Yeşilliklerin içinde kırmızı gelincikler ne güzel duruyor, zıt renkler birbirlerini tamamlıyor. Papatyalarla gelincikler yan yana olunca daha hoş bir görüntü oluşuyor.
Gelinciklerin içinde fotoğraflar çekiyoruz, yeşilin her tonu burada. Şubat’ta beyazın şöleni vardı, badem çiçekleriyle her yer beyazlara bürünmüştü. Şimdi yeşilin şöleni. Yeşil dinlendiren, huzur verici bir renk, kısa bir zaman için de olsa sorunlardan, tasalardan uzaklaştığımız anlar.
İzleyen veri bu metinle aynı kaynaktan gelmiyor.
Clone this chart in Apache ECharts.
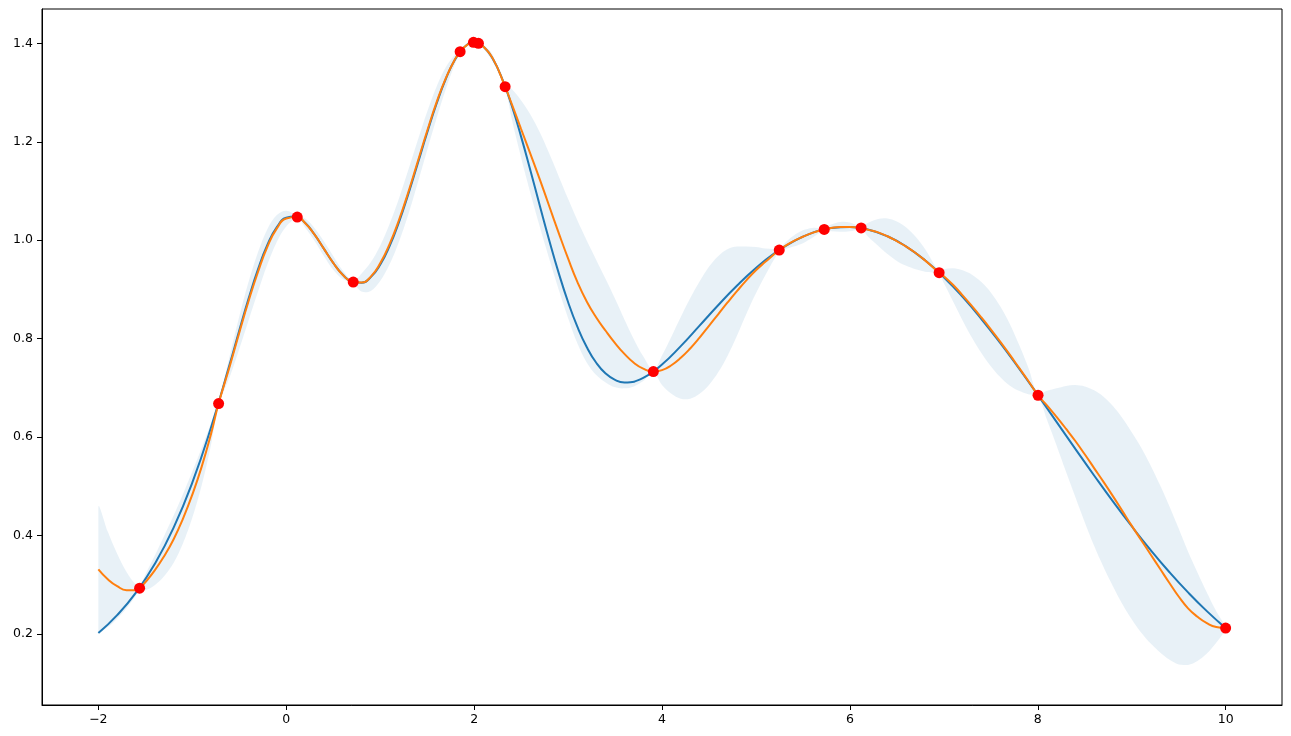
<!DOCTYPE html>
<html>
<head>
<meta charset="utf-8">
<script src="https://cdn.jsdelivr.net/npm/echarts@6/dist/echarts.min.js"></script>
<style>
html,body{margin:0;padding:0;background:#fff;}
#chart{width:1291px;height:736px;}
</style>
</head>
<body>
<div id="chart"></div>
<script>
// True function (blue)
const blueX = [-2.0,-1.8,-1.6,-1.4,-1.2,-1.0,-0.8,-0.6,-0.5,-0.4,-0.3,-0.2,-0.1,0.0,0.1,0.2,0.3,0.4,0.5,0.6,0.7,0.8,0.9,1.0,1.1,1.2,1.3,1.4,1.5,1.6,1.7,1.8,1.9,2.0,2.1,2.2,2.3,2.4,2.5,2.6,2.7,2.8,2.9,3.0,3.1,3.2,3.3,3.4,3.5,3.6,3.8,4.0,4.2,4.4,4.6,4.8,5.0,5.2,5.4,5.6,5.8,6.0,6.2,6.4,6.6,6.8,7.0,7.2,7.4,7.6,7.8,8.0,8.2,8.4,8.6,8.8,9.0,9.2,9.4,9.6,9.8,10.0];
const blueY = [0.2017,0.2381,0.2840,0.3420,0.4154,0.5076,0.6200,0.7493,0.8166,0.8819,0.9413,0.9908,1.0265,1.0456,1.0480,1.0353,1.0118,0.9829,0.9540,0.9303,0.9159,0.9137,0.9250,0.9500,0.9880,1.0369,1.0941,1.1560,1.2185,1.2773,1.3284,1.3680,1.3931,1.4019,1.3933,1.3680,1.3273,1.2737,1.2105,1.1413,1.0697,0.9996,0.9337,0.8745,0.8238,0.7825,0.7510,0.7291,0.7162,0.7111,0.7202,0.7475,0.7848,0.8264,0.8683,0.9079,0.9434,0.9737,0.9978,1.0150,1.0249,1.0270,1.0214,1.0080,0.9871,0.9592,0.9248,0.8848,0.8399,0.7912,0.7394,0.6857,0.6309,0.5761,0.5220,0.4693,0.4188,0.3708,0.3259,0.2844,0.2463,0.2118];

// GP posterior mean (orange) and half width of the shaded band
const gpX = [-2.0,-1.9,-1.8,-1.7,-1.6,-1.561,-1.5,-1.4,-1.3,-1.2,-1.1,-1.0,-0.9,-0.8,-0.72,-0.6,-0.5,-0.4,-0.3,-0.2,-0.1,0.0,0.117,0.2,0.3,0.4,0.5,0.6,0.713,0.8,0.9,1.0,1.1,1.2,1.3,1.4,1.5,1.6,1.7,1.8,1.851,1.9,1.993,2.046,2.1,2.2,2.33,2.4,2.5,2.6,2.7,2.8,2.9,3.0,3.1,3.2,3.3,3.4,3.5,3.6,3.7,3.8,3.908,4.0,4.1,4.2,4.3,4.4,4.5,4.6,4.7,4.8,4.9,5.0,5.1,5.248,5.3,5.4,5.5,5.6,5.727,5.8,5.9,6.0,6.12,6.2,6.3,6.4,6.5,6.6,6.7,6.8,6.95,7.0,7.1,7.2,7.3,7.4,7.5,7.6,7.7,7.8,7.9,8.003,8.1,8.2,8.3,8.4,8.5,8.6,8.7,8.8,8.9,9.0,9.1,9.2,9.3,9.4,9.5,9.6,9.7,9.8,9.9,10.0];
const gpMean = [0.331,0.311,0.297,0.289,0.289,0.293,0.305,0.329,0.358,0.392,0.434,0.483,0.540,0.607,0.668,0.745,0.812,0.877,0.936,0.987,1.024,1.044,1.047,1.035,1.012,0.983,0.954,0.930,0.915,0.914,0.926,0.953,0.992,1.041,1.098,1.160,1.222,1.280,1.330,1.369,1.383,1.393,1.402,1.400,1.393,1.369,1.312,1.277,1.226,1.175,1.123,1.069,1.015,0.963,0.915,0.875,0.843,0.816,0.791,0.769,0.751,0.739,0.733,0.736,0.746,0.761,0.780,0.802,0.826,0.850,0.874,0.897,0.919,0.939,0.956,0.980,0.987,0.998,1.007,1.015,1.022,1.025,1.027,1.027,1.025,1.021,1.016,1.008,0.998,0.987,0.974,0.959,0.934,0.927,0.909,0.888,0.866,0.843,0.819,0.794,0.768,0.741,0.714,0.685,0.664,0.641,0.617,0.592,0.565,0.537,0.509,0.480,0.450,0.420,0.391,0.362,0.333,0.304,0.276,0.252,0.235,0.222,0.214,0.212];
const gpHalfWidth = [0.127,0.097,0.066,0.037,0.011,0.003,0.016,0.030,0.041,0.048,0.050,0.047,0.038,0.022,0.003,0.022,0.033,0.039,0.040,0.036,0.027,0.016,0.003,0.009,0.013,0.015,0.014,0.009,0.003,0.018,0.029,0.036,0.041,0.044,0.045,0.043,0.039,0.032,0.022,0.009,0.003,0.003,0.002,0.002,0.004,0.007,0.003,0.030,0.058,0.080,0.096,0.107,0.115,0.121,0.125,0.124,0.117,0.105,0.090,0.070,0.048,0.025,0.003,0.030,0.058,0.083,0.102,0.114,0.120,0.118,0.108,0.090,0.068,0.047,0.027,0.003,0.006,0.011,0.013,0.010,0.003,0.007,0.010,0.009,0.003,0.015,0.027,0.036,0.040,0.039,0.033,0.023,0.003,0.014,0.034,0.051,0.064,0.072,0.075,0.072,0.063,0.047,0.027,0.003,0.030,0.058,0.087,0.114,0.138,0.158,0.173,0.183,0.189,0.190,0.188,0.181,0.170,0.156,0.138,0.115,0.090,0.062,0.032,0.003];

// Observations (red)
const obsX = [-1.561,-0.720,0.117,0.713,1.851,1.993,2.046,2.330,3.908,5.248,5.727,6.120,6.950,8.003,10.0];
const obsY = [0.293,0.668,1.047,0.915,1.383,1.402,1.400,1.312,0.733,0.980,1.022,1.025,0.934,0.685,0.212];

// Ticks
const xTicks = [-2,0,2,4,6,8,10];
const xTickLabels = ['\u22122','0','2','4','6','8','10'];
const yTicks = [0.2,0.4,0.6,0.8,1.0,1.2,1.4];
const yTickLabels = ['0.2','0.4','0.6','0.8','1.0','1.2','1.4'];

const pairs = (xs, ys) => xs.map((x, i) => [x, ys[i]]);
const bandUpper = gpX.map((x, i) => [x, gpMean[i] + gpHalfWidth[i]]);
const bandLower = gpX.map((x, i) => [x, gpMean[i] - gpHalfWidth[i]]);
const lookup = (ticks, labels) => v => {
  for (let i = 0; i < ticks.length; i++) if (Math.abs(ticks[i] - v) < 1e-6) return labels[i];
  return '';
};

function renderBand(params, api) {
  if (params.dataIndex !== 0) return null;
  const up = bandUpper.map(p => api.coord(p));
  const lo = bandLower.map(p => api.coord(p)).reverse();
  const pts = up.concat(lo);
  let minX = Infinity, minY = Infinity, maxX = -Infinity, maxY = -Infinity;
  pts.forEach(p => { minX = Math.min(minX, p[0]); maxX = Math.max(maxX, p[0]); minY = Math.min(minY, p[1]); maxY = Math.max(maxY, p[1]); });
  return {
    type: 'polygon',
    shape: {points: pts, smooth: 0.35, smoothConstraint: [[minX, minY], [maxX, maxY]]},
    style: {fill: 'rgba(31,119,180,0.1)', stroke: null}
  };
}

const chart = echarts.init(document.getElementById('chart'), null, {renderer: 'canvas'});
const font = {color: '#000', fontSize: 12.5, fontFamily: 'DejaVu Sans'};
chart.setOption({
  animation: false,
  backgroundColor: '#fff',
  grid: {left: 42, right: 9, top: 9, bottom: 31, show: true, borderColor: '#000', borderWidth: 1, containLabel: false},
  xAxis: {
    type: 'value', min: -2.6, max: 10.6,
    splitLine: {show: false},
    axisLine: {show: true, onZero: false, lineStyle: {color: '#000', width: 1}},
    axisTick: {show: true, inside: false, length: 5, lineStyle: {color: '#000', width: 1}, customValues: xTicks},
    axisLabel: Object.assign({customValues: xTicks, formatter: lookup(xTicks, xTickLabels), margin: 8}, font)
  },
  yAxis: {
    type: 'value', min: 0.0556, max: 1.4698,
    splitLine: {show: false},
    axisLine: {show: true, onZero: false, lineStyle: {color: '#000', width: 1}},
    axisTick: {show: true, inside: false, length: 5, lineStyle: {color: '#000', width: 1}, customValues: yTicks},
    axisLabel: Object.assign({customValues: yTicks, formatter: lookup(yTicks, yTickLabels), margin: 9}, font)
  },
  series: [
    {type: 'custom', name: 'band', coordinateSystem: 'cartesian2d', data: [[gpX[0], gpMean[0]]],
     renderItem: renderBand, silent: true, z: 1},
    {type: 'line', name: 'f', data: pairs(blueX, blueY), smooth: 0.5, symbol: 'none', silent: true,
     lineStyle: {color: '#1f77b4', width: 2}, z: 2},
    {type: 'line', name: 'mean', data: pairs(gpX, gpMean), smooth: 0.5, symbol: 'none', silent: true,
     lineStyle: {color: '#ff7f0e', width: 2}, z: 3},
    {type: 'scatter', name: 'obs', data: pairs(obsX, obsY), symbol: 'circle', symbolSize: 11, silent: true,
     itemStyle: {color: '#ff0000', opacity: 1}, z: 4}
  ]
});
</script>
</body>
</html>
Doğa en büyük ilaç, yalan dolan yok, olduğu gibi söyler sözünü, yüreğiniz sevgiyle besleniyorsa o da sevgiyle açar kolarını. Anadır, sevgilidir, paylaşmayı sever.
Mart ayında papatyalara katılan birçok çiçek var, yeşil bir elbisenin üzerinde çiçek desenleri gibi durmakta. Pamuklan dediğimiz dağ gülleri de mart ayında açan çiçeklere katıldılar. Pembe ve beyaz renkleri var, biraz daha farklı tonlarda olanları da oluyor. Zaman zaman ingilizce yayın yapan bir japon kanalını seyrettiğim oluyor, orada tasarımlarda bu gibi çiçekler çokça kullanılıyor. Bir zamanlar bizim de basma fabrikalarımız vardı, babam oradan emekli olmuştu, ülkemizin doğasını yansıtan ne güzel kumaşlar üretilirdi.
Yarımada’nın her tarafı bu manzarada görüldüğü gibi yemyeşil, umarım bu yeşil alanlar gelecek yıllarda da böyle yeşil olur. Bu yıl diğer yıllara göre Datça daha yeşil, mart ayında pek yağmur düşmedi nemli, kapalı havanın etkisi olsa gerek. Bir de birçok gece yağmur gibi yoğun bir çiğ yağışı oldu, onun da etkisi olmuştur. Önümüzdeki bir iki gün yine yağmurlu bir hava görünüyor dilerim çiftçilerin beklediği yağmur düşer. Yağmur dileklerim tutuyor gibi, geçen gün diktiğimiz fidanların arkasından yağmur yağınca ne denli mutlu olduğumu anlatamam.